GIVEN INFORMATION:
-- Start --

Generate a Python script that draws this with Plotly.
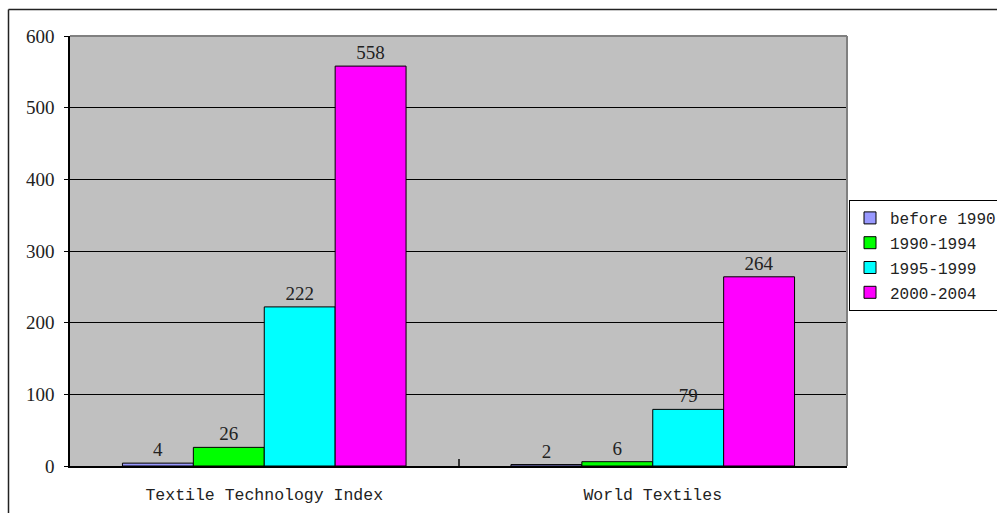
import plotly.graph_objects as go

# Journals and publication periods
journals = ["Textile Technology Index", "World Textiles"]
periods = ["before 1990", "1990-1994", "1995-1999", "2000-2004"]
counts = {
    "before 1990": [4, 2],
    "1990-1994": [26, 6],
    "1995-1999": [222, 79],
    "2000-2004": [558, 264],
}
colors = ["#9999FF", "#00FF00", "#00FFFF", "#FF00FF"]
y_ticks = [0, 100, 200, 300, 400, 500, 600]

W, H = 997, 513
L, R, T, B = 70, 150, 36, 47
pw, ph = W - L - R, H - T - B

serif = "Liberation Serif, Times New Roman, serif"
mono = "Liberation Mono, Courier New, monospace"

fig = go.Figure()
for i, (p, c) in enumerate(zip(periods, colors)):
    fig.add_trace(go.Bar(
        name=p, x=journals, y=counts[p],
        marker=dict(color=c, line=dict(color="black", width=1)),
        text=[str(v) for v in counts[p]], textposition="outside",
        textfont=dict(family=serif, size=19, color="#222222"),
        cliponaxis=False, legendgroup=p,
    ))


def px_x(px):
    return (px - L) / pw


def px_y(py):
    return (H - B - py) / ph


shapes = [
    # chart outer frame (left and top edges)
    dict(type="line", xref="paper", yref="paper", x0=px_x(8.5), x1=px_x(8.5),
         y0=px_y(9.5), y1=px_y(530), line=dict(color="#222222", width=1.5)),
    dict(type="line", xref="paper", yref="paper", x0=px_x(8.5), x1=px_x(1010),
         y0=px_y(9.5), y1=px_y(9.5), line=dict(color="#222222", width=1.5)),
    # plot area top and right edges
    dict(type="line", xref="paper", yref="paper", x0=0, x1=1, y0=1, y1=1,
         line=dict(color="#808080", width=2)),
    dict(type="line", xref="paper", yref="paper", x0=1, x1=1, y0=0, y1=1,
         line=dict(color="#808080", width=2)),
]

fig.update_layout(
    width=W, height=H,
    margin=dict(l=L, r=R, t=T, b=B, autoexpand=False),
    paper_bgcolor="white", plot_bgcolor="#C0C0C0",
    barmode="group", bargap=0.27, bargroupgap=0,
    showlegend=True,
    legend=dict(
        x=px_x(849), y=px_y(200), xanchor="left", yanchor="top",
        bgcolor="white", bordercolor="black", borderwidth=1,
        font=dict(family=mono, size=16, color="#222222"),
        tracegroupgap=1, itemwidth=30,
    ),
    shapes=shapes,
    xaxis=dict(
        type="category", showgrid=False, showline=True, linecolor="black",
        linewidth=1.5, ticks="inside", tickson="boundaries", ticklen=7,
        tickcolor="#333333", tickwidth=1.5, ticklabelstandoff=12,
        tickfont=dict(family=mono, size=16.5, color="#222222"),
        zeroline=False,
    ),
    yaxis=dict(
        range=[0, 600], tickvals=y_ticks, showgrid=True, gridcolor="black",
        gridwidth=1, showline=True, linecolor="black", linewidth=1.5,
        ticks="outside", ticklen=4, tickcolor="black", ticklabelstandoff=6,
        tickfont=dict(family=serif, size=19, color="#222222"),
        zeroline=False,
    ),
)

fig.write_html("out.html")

-- End --

SET TASK: Without the pictures, please reproduce each line of the listing above exactly, from the first one through the line bearing "return (H - B - py) / ph".

TASK OUTPUT:
Generate a Python script that draws this with Plotly.
import plotly.graph_objects as go

# Journals and publication periods
journals = ["Textile Technology Index", "World Textiles"]
periods = ["before 1990", "1990-1994", "1995-1999", "2000-2004"]
counts = {
    "before 1990": [4, 2],
    "1990-1994": [26, 6],
    "1995-1999": [222, 79],
    "2000-2004": [558, 264],
}
colors = ["#9999FF", "#00FF00", "#00FFFF", "#FF00FF"]
y_ticks = [0, 100, 200, 300, 400, 500, 600]

W, H = 997, 513
L, R, T, B = 70, 150, 36, 47
pw, ph = W - L - R, H - T - B

serif = "Liberation Serif, Times New Roman, serif"
mono = "Liberation Mono, Courier New, monospace"

fig = go.Figure()
for i, (p, c) in enumerate(zip(periods, colors)):
    fig.add_trace(go.Bar(
        name=p, x=journals, y=counts[p],
        marker=dict(color=c, line=dict(color="black", width=1)),
        text=[str(v) for v in counts[p]], textposition="outside",
        textfont=dict(family=serif, size=19, color="#222222"),
        cliponaxis=False, legendgroup=p,
    ))


def px_x(px):
    return (px - L) / pw


def px_y(py):
    return (H - B - py) / ph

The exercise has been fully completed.